As the new decade comes I have being looking through my charts etc and wondered is it better to concentrate on a single market or multi markets. As a day trader mainly I only really look at around 3 markets but had a chat with someone who watches 20 pairs , indices , gold and I thought my head would explode if checking that lot daily
I will glance at multi ,market end of day for long term
Good to not over-focus. I’m always banging on about this, sorry. But its good discipline to open a longer time-frame chart than whatever is your default for your preferred market and ask yourself why you’re thinking of going contrary to the long-term action. Likewise, if you’re looking to go short on AUD/USD, have a look at the other AUD and USD charts and do likewise. Just as a sense-check if you like…
By a day trader I assume you mean short term/scalper type of strategies.
From my experience very similar yearly returns can be achieved trading higher time frames as scalping if you trade multiple markets. (I am saying yearly return as it can take the full year for it to play out.)
As far as forex is concerned I look at all the major pairs and their crosses and even glance at USDMXN, some SGD pairs and had two profitable trades this year with USDSEK and USDNOK. I even trade shares from time to time if I see an opportunity I like. I write this to show the variety of things one can trade and to present something a mentor told me that I wish he had told me earlier.
“In trading, loyalty is not a virtue. That is loyalty to a position, a company, or a currency.”
Also
“Professionals don’t care what they trade. They just trade when their edge presents itself.”
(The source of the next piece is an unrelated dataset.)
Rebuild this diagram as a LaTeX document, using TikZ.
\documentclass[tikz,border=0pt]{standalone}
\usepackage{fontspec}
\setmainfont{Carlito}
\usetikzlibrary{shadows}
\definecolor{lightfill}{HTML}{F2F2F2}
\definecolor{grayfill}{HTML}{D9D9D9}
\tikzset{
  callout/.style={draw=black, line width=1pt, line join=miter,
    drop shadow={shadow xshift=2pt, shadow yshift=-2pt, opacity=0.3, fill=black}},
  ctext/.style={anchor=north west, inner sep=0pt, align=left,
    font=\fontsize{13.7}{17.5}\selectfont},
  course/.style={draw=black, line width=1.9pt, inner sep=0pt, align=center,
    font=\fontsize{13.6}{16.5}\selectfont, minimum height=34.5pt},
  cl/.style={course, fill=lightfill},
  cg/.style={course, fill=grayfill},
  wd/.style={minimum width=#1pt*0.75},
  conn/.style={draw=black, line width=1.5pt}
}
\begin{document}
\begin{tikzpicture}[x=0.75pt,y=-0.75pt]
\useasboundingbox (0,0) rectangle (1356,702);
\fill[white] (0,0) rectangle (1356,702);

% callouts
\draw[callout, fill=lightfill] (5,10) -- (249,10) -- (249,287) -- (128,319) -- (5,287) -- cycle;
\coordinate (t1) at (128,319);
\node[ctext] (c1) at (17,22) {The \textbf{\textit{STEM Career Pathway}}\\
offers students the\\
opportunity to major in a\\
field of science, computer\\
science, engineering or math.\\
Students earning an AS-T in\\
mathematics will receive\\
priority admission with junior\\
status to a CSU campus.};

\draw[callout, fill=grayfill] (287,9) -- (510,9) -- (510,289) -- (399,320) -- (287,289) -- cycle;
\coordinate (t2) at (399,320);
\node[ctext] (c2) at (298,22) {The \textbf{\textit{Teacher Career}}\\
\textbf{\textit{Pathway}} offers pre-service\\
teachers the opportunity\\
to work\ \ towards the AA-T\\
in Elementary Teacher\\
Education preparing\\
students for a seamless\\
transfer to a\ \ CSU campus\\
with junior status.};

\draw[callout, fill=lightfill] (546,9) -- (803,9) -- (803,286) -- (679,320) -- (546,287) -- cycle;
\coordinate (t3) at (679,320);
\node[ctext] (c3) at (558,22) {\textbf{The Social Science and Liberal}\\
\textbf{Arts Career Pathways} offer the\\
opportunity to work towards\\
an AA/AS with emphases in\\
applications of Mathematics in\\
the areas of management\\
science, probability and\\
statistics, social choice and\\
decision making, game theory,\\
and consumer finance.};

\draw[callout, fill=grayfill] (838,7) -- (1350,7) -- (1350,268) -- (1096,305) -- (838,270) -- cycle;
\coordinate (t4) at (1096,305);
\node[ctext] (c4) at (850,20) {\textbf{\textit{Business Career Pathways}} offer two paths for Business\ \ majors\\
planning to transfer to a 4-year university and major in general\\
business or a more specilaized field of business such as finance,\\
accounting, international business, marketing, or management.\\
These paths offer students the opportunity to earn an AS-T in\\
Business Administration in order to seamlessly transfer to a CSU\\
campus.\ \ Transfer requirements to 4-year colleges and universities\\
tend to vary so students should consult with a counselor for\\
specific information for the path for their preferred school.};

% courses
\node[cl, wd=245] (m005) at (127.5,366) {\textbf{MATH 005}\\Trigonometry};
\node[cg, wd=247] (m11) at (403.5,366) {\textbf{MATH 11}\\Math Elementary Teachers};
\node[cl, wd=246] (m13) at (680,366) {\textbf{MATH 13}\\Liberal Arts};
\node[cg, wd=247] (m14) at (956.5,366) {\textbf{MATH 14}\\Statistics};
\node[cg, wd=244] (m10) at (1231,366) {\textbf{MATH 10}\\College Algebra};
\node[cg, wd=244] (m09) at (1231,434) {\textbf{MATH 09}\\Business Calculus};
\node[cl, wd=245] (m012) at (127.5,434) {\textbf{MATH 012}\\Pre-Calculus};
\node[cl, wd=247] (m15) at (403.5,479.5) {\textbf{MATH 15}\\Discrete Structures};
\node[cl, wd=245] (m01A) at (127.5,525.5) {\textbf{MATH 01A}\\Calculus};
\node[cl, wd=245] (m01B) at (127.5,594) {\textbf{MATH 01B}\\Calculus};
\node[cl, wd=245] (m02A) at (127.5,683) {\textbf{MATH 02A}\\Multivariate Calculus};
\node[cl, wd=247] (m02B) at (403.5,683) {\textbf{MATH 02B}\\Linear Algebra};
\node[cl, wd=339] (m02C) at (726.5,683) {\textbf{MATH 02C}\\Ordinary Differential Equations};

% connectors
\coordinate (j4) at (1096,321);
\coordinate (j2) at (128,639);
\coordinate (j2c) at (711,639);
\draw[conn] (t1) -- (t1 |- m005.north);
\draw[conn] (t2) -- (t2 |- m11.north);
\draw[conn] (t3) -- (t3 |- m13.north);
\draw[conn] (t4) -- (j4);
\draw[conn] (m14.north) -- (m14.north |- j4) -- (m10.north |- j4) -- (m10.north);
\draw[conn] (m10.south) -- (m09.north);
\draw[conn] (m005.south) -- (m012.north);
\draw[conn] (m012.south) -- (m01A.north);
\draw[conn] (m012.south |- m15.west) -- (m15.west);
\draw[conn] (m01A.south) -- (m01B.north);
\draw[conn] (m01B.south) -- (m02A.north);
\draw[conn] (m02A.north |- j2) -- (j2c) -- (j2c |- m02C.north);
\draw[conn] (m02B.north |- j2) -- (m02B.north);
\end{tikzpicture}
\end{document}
The more that we realize instruments don’t really have their own “personality” , other than maybe their average true range (especially true for currency pairs and indices. Shares are a little different.) And that the information displayed on the price chart are human generated events that show us the thoughts and psychology of the market participants as a whole, the better. The higher time frames make the reading of the general sentiment of an instrument much clearer as it filters out a lot of the noise that can simply be banks balancing their “books” and/or filling client orders.
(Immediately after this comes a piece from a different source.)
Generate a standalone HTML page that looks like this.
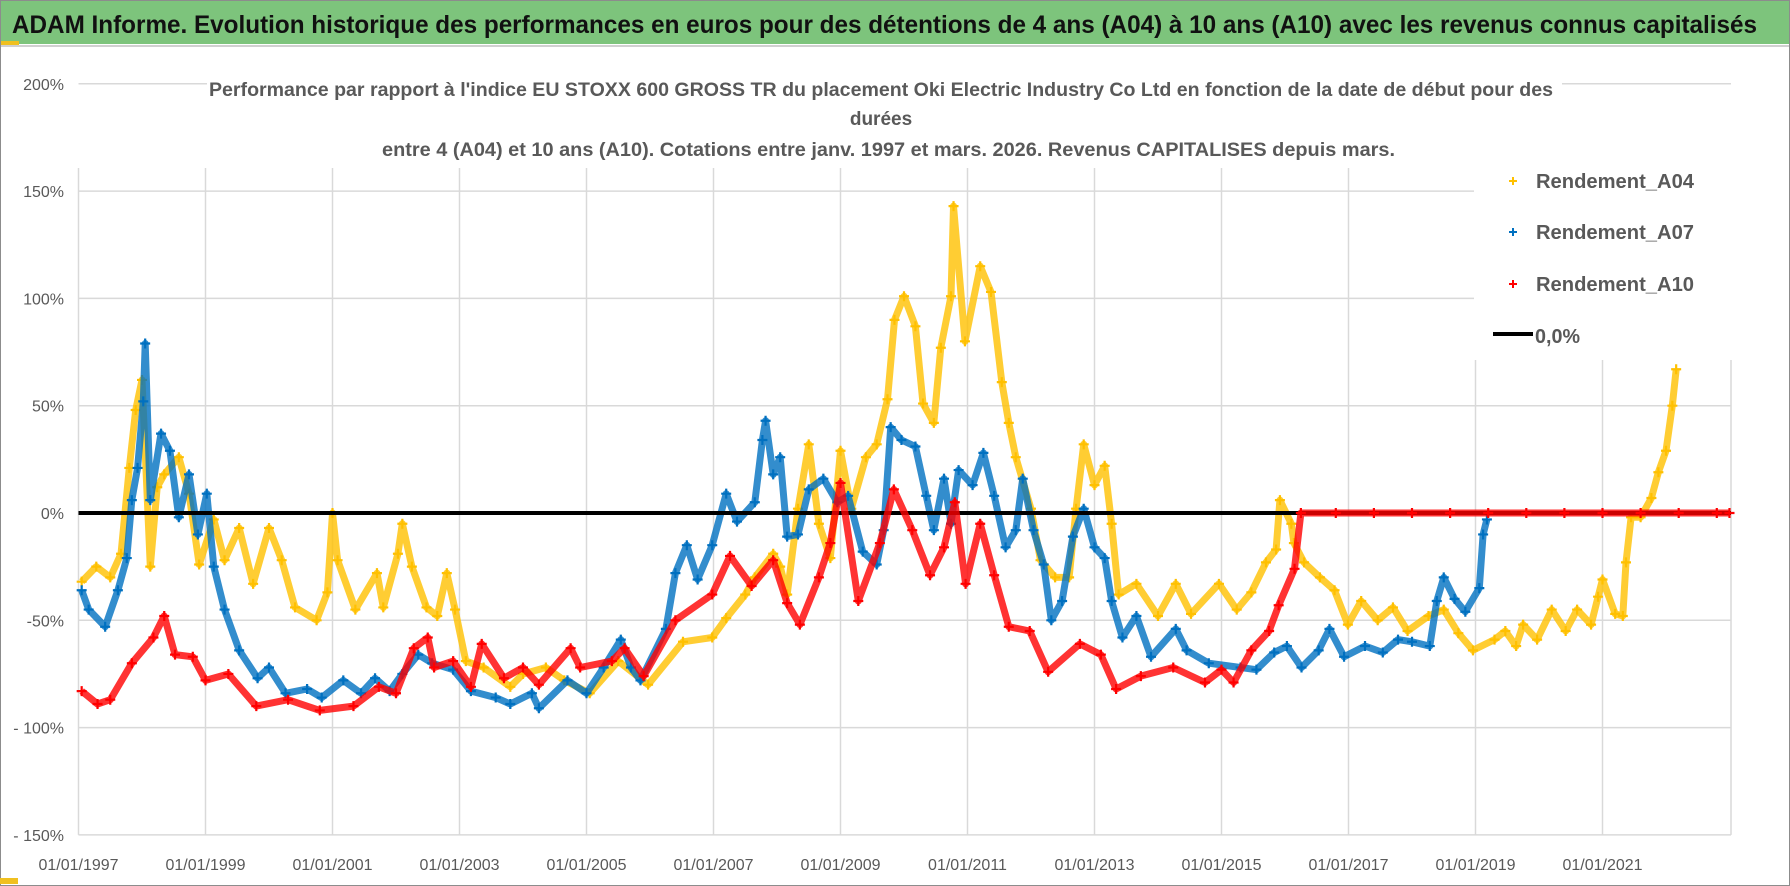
<!DOCTYPE html>
<html><head><meta charset="utf-8"><style>
html,body{margin:0;padding:0;background:#fff;}
svg{display:block;}
text{font-family:"Liberation Sans",sans-serif;}
</style></head><body>
<svg id="chart" width="1790" height="886" viewBox="0 0 1790 886" xmlns="http://www.w3.org/2000/svg">
<rect x="0.5" y="0.5" width="1789" height="885" fill="#fff" stroke="#8c8c8c"/>
<rect x="1" y="1" width="1788" height="43" fill="#7dc47c"/>
<rect x="1" y="41" width="18" height="4" fill="#f0c020"/>
<line x1="1" y1="46" x2="1789" y2="46" stroke="#d0d0d0" stroke-width="2"/>
<text x="12" y="33" font-size="25" font-weight="bold" fill="#111" textLength="1745" lengthAdjust="spacingAndGlyphs">ADAM Informe. Evolution historique des performances en euros pour des détentions de 4 ans (A04) à 10 ans (A10) avec les revenus connus capitalisés</text>
<rect x="0" y="878" width="18" height="6" fill="#f0c020"/>
<g id="grid"></g>
<g id="yticks"></g>
<g id="xticks"></g>
<rect x="207" y="62" width="1355" height="106" fill="#fff"/>
<rect x="1474" y="160" width="262" height="200" fill="#fff"/>
<g fill="#595959" font-weight="bold" font-size="19">
<text x="209" y="96" textLength="1344" lengthAdjust="spacingAndGlyphs">Performance par rapport à l'indice EU STOXX 600 GROSS TR  du placement Oki Electric Industry Co Ltd en fonction de la date de début pour des</text>
<text x="881" y="125" text-anchor="middle">durées</text>
<text x="382" y="156" textLength="1013" lengthAdjust="spacingAndGlyphs">entre 4 (A04) et 10 ans (A10).  Cotations entre janv. 1997 et mars. 2026.  Revenus CAPITALISES depuis mars.</text>
</g>
<g id="series"></g>
<g font-size="20" font-weight="bold" fill="#595959">
<g><path d="M1509 181h8M1513 177v8" stroke="#ffc000" stroke-width="2"/><text x="1536" y="188" textLength="158" lengthAdjust="spacingAndGlyphs">Rendement_A04</text></g>
<g><path d="M1509 232h8M1513 228v8" stroke="#0070c0" stroke-width="2"/><text x="1536" y="239" textLength="158" lengthAdjust="spacingAndGlyphs">Rendement_A07</text></g>
<g><path d="M1509 284h8M1513 280v8" stroke="#ff0000" stroke-width="2"/><text x="1536" y="291" textLength="158" lengthAdjust="spacingAndGlyphs">Rendement_A10</text></g>
<g><line x1="1493" y1="334" x2="1533" y2="334" stroke="#000" stroke-width="4"/><text x="1535" y="343" textLength="45" lengthAdjust="spacingAndGlyphs">0,0%</text></g>
</g>
</svg>
<script>
const yTicks=[200,150,100,50,0,-50,-100,-150];
const yTickLabels=["200%","150%","100%","50%","0%","-50%","- 100%","- 150%"];
const xTickYears=[1997,1999,2001,2003,2005,2007,2009,2011,2013,2015,2017,2019,2021];
const xTickLabels=["01/01/1997","01/01/1999","01/01/2001","01/01/2003","01/01/2005","01/01/2007","01/01/2009","01/01/2011","01/01/2013","01/01/2015","01/01/2017","01/01/2019","01/01/2021"];
const a04Years=[1997.05,1997.28,1997.5,1997.67,1997.8,1997.9,1998.0,1998.13,1998.24,1998.35,1998.58,1998.74,1998.9,1999.13,1999.3,1999.53,1999.75,2000.0,2000.2,2000.41,2000.75,2000.92,2001.0,2001.08,2001.36,2001.7,2001.8,2002.03,2002.1,2002.25,2002.48,2002.65,2002.8,2002.93,2003.1,2003.38,2003.8,2004.0,2004.36,2004.65,2005.05,2005.5,2005.97,2006.52,2006.98,2007.2,2007.5,2007.65,2007.94,2008.05,2008.16,2008.33,2008.5,2008.66,2008.84,2009.0,2009.17,2009.4,2009.57,2009.74,2009.85,2010.0,2010.18,2010.3,2010.47,2010.58,2010.74,2010.78,2010.96,2011.2,2011.37,2011.54,2011.65,2011.76,2012.0,2012.15,2012.38,2012.6,2012.71,2012.83,2013.0,2013.16,2013.27,2013.38,2013.66,2014.0,2014.28,2014.52,2014.96,2015.24,2015.47,2015.7,2015.86,2015.92,2016.1,2016.14,2016.3,2016.55,2016.78,2016.99,2017.2,2017.46,2017.7,2017.93,2018.26,2018.5,2018.73,2018.96,2019.3,2019.47,2019.64,2019.75,2019.97,2020.2,2020.42,2020.6,2020.82,2020.93,2021.0,2021.2,2021.32,2021.37,2021.45,2021.6,2021.77,2021.88,2022.0,2022.1,2022.16];
const a04Values=[-32,-25,-30,-19,21,48,62,-25,12,18,26,9,-24,-3,-22,-7,-33,-7,-22,-44,-50,-37,0,-22,-45,-28,-44,-19,-5,-25,-44,-48,-28,-45,-69,-72,-81,-75,-72,-78,-84,-69,-80,-60,-58,-49,-38,-30,-19,-25,-38,2,32,-5,-21,29,2,26,32,53,90,101,87,51,42,77,101,143,80,115,103,61,42,26,2,-22,-30,-30,2,32,13,22,-5,-38,-33,-48,-33,-47,-33,-45,-37,-23,-17,6,-5,-14,-23,-30,-36,-52,-41,-50,-44,-55,-48,-45,-56,-64,-59,-55,-62,-52,-59,-45,-55,-45,-52,-39,-31,-47,-48,-23,-2,-2,7,19,29,50,67];
const a07Years=[1997.05,1997.16,1997.42,1997.62,1997.76,1997.84,1997.93,1998.02,1998.05,1998.13,1998.3,1998.44,1998.58,1998.74,1998.88,1999.02,1999.13,1999.3,1999.53,1999.82,2000.0,2000.26,2000.6,2000.83,2001.17,2001.45,2001.67,2001.9,2002.1,2002.35,2002.57,2002.9,2003.18,2003.57,2003.8,2004.14,2004.25,2004.7,2005.0,2005.27,2005.54,2005.7,2005.85,2006.25,2006.4,2006.58,2006.75,2006.98,2007.2,2007.37,2007.65,2007.77,2007.82,2007.94,2008.05,2008.16,2008.33,2008.5,2008.73,2008.95,2009.12,2009.35,2009.57,2009.68,2009.79,2009.96,2010.18,2010.35,2010.47,2010.63,2010.74,2010.86,2011.08,2011.25,2011.42,2011.6,2011.76,2011.87,2012.04,2012.2,2012.32,2012.49,2012.66,2012.83,2013.0,2013.16,2013.27,2013.44,2013.66,2013.89,2014.28,2014.45,2014.8,2015.3,2015.55,2015.83,2016.03,2016.26,2016.53,2016.7,2016.93,2017.26,2017.54,2017.78,2018.0,2018.28,2018.39,2018.5,2018.67,2018.84,2019.06,2019.12,2019.18];
const a07Values=[-36,-45,-53,-36,-21,6,21,52,79,6,37,29,-2,18,-10,9,-25,-45,-64,-77,-72,-84,-82,-86,-78,-84,-77,-83,-75,-66,-70,-73,-83,-86,-89,-84,-91,-78,-84,-72,-59,-72,-78,-54,-28,-15,-31,-15,9,-4,5,34,43,18,26,-11,-10,11,16,5,8,-18,-24,-8,40,34,31,8,-8,16,-5,20,13,28,8,-16,-8,16,-8,-24,-50,-41,-11,2,-16,-21,-41,-58,-48,-67,-54,-64,-70,-72,-73,-65,-62,-72,-64,-54,-67,-62,-65,-59,-60,-62,-41,-30,-40,-46,-35,-10,-3];
const a10Years=[1997.05,1997.3,1997.5,1997.84,1998.18,1998.35,1998.52,1998.8,1999.0,1999.36,1999.8,2000.3,2000.8,2001.33,2001.73,2002.0,2002.28,2002.5,2002.6,2002.9,2003.18,2003.35,2003.7,2004.0,2004.25,2004.75,2004.9,2005.4,2005.6,2005.9,2006.4,2006.98,2007.26,2007.6,2007.94,2008.16,2008.36,2008.66,2008.84,2009.0,2009.28,2009.62,2009.84,2010.13,2010.41,2010.63,2010.8,2010.97,2011.2,2011.42,2011.65,2011.98,2012.27,2012.77,2013.1,2013.34,2013.73,2014.24,2014.74,2015.0,2015.19,2015.47,2015.75,2015.9,2016.15,2016.25,2016.8,2017.4,2018.0,2018.6,2019.2,2019.8,2020.4,2021.0,2021.6,2022.2,2022.8,2023.0];
const a10Values=[-83,-89,-87,-70,-58,-48,-66,-67,-78,-75,-90,-87,-92,-90,-81,-84,-63,-58,-72,-69,-81,-61,-77,-72,-80,-63,-72,-69,-63,-76,-50,-38,-20,-34,-22,-42,-52,-30,-14,14,-41,-14,11,-8,-29,-16,5,-33,-5,-29,-53,-55,-74,-61,-66,-82,-76,-72,-79,-73,-79,-64,-55,-43,-26,0,0,0,0,0,0,0,0,0,0,0,0,0];

const X0=78.5, PX_PER_YEAR=63.5, Y0=513, PX_PER_PCT=2.146, XRIGHT=1731;
function xs(yr){return X0+(yr-1997)*PX_PER_YEAR;}
function ys(v){return Y0-v*PX_PER_PCT;}
const NS="http://www.w3.org/2000/svg";
function mk(tag,attrs,parent){const e=document.createElementNS(NS,tag);for(const k in attrs)e.setAttribute(k,attrs[k]);parent.appendChild(e);return e;}

const grid=document.getElementById('grid');
yTicks.forEach((v,i)=>{
  const l=mk('line',{x1:X0,x2:XRIGHT,y1:ys(v),y2:ys(v),stroke:'#d9d9d9','stroke-width':1.5},grid);
  
  
  const t=mk('text',{x:64,y:ys(v)+6,'text-anchor':'end','font-size':16,fill:'#595959'},document.getElementById('yticks'));
  t.textContent=yTickLabels[i];
  
  
});
xTickYears.forEach((yr,i)=>{
  const l=mk('line',{x1:xs(yr),x2:xs(yr),y1:168,y2:ys(-150),stroke:'#d9d9d9','stroke-width':1.5},grid);
  
  
  const t=mk('text',{x:xs(yr),y:870,'text-anchor':'middle','font-size':16,fill:'#595959'},document.getElementById('xticks'));
  t.textContent=xTickLabels[i];
  
  
});
mk('line',{x1:XRIGHT,x2:XRIGHT,y1:168,y2:ys(-150),stroke:'#d9d9d9','stroke-width':1.5},grid);

const series=document.getElementById('series');
function drawSeries(years,vals,color,name){
  const g=mk('g',{},series);
  
  
  const pts=years.map((y,i)=>xs(y).toFixed(1)+','+ys(vals[i]).toFixed(1)).join(' ');
  const pl=mk('polyline',{points:pts,fill:'none',stroke:color,'stroke-width':7,'stroke-linejoin':'round','stroke-opacity':0.8},g);
  
  
  years.forEach((y,i)=>{
    const cx=xs(y),cy=ys(vals[i]);
    const p=mk('path',{d:`M${cx-5} ${cy}h10M${cx} ${cy-5}v10`,stroke:color,'stroke-width':2.2},g);
    
    
  });
}
drawSeries(a04Years,a04Values,'#ffc000','series-a04');
drawSeries(a07Years,a07Values,'#0070c0','series-a07');
const zl=mk('line',{x1:X0,x2:XRIGHT,y1:ys(0),y2:ys(0),stroke:'#000','stroke-width':4},series);


drawSeries(a10Years,a10Values,'#ff0000','series-a10');
</script>
</body></html>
If you are determined to short term trade such as scalp, which let me say, I am not against. I actually will scalp if my schedule permits and there is a really good looking opportunity about one or two days a week, then looking at so many charts would be overwhelming. If you are only looking at 27 or so daily charts where the only thing that really matters is the daily 5pm close it is not very much to flip through those charts and see if you have a signal, you have days and potentially weeks to watch a trade set up.
For scalping though there are only a handful of pairs I watch. I will drill down to the 30 and even 15 minute chart and see if there is a clear market structure to trade from. Many times there is no market structure that satisfies my trading rules and I don’t end up scalping even though I had the time for it.
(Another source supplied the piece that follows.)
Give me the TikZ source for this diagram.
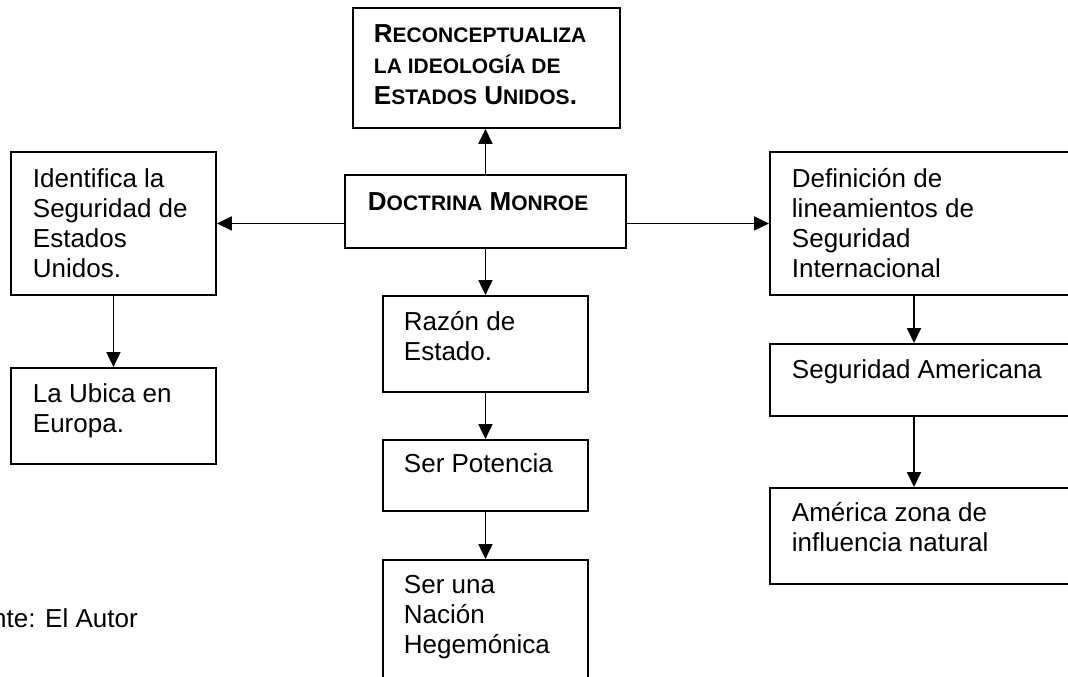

Great advice here. Recently I have found myself taking on too much, leading to sloppy analysis because I’m trying to get through too many charts in a short period due to time restrictions and a full time job. I have realized that this is just not sustainable and have scaled back.
Currently, I have 3 pages of charts I look at in order of importance to me, the first one and my top priority being the 7 major pairs. Once those have been properly analyzed then I can move onto my 2nd page which consists of a few selected commodities from the COT report. I will look for setups in favour of the direction specified by the non commercial, large speculators. This is a new strategy that I am still working on.
Finally the 3rd page consists of 21 of the other main currency crosses.
Only do what you feel comfortable doing, but don’t think you have to limit yourself. There’s so much opportunity out there if you have the time and patience.
I’m a hands-on kind of guy. Call me old school but I like to learn what I’m doing rather than have someone or something, like in this case, do it for me. Such as running a business, I would not start one then hire someone else to run it, I need to have control of every aspect, every detail. Learn it inside and out.
That’s just me though, I’m sure these programs can work when done right, but I have no interest in them.
I personally believe you should trade a few but analyse and watch all incase you can add another pair to your trading list. I really only want to trade markets that are moving. I want to get in and out within the day. When I first started out I analysed all pairs at the end of the day or weekend and whittled them down to the ones that were consistently winning. I still analyse all the pairs on the weekend to see if the volatility has increased and there are quick moves I could get in to. It could be the case that next year something else is more volatile giving me an opportunity to get in and out. I would then start trading it eg ethereum 2 years ago around this time was making fast moves through the day so I started trading it. By feb it had slowed down and harder to trade so stopped.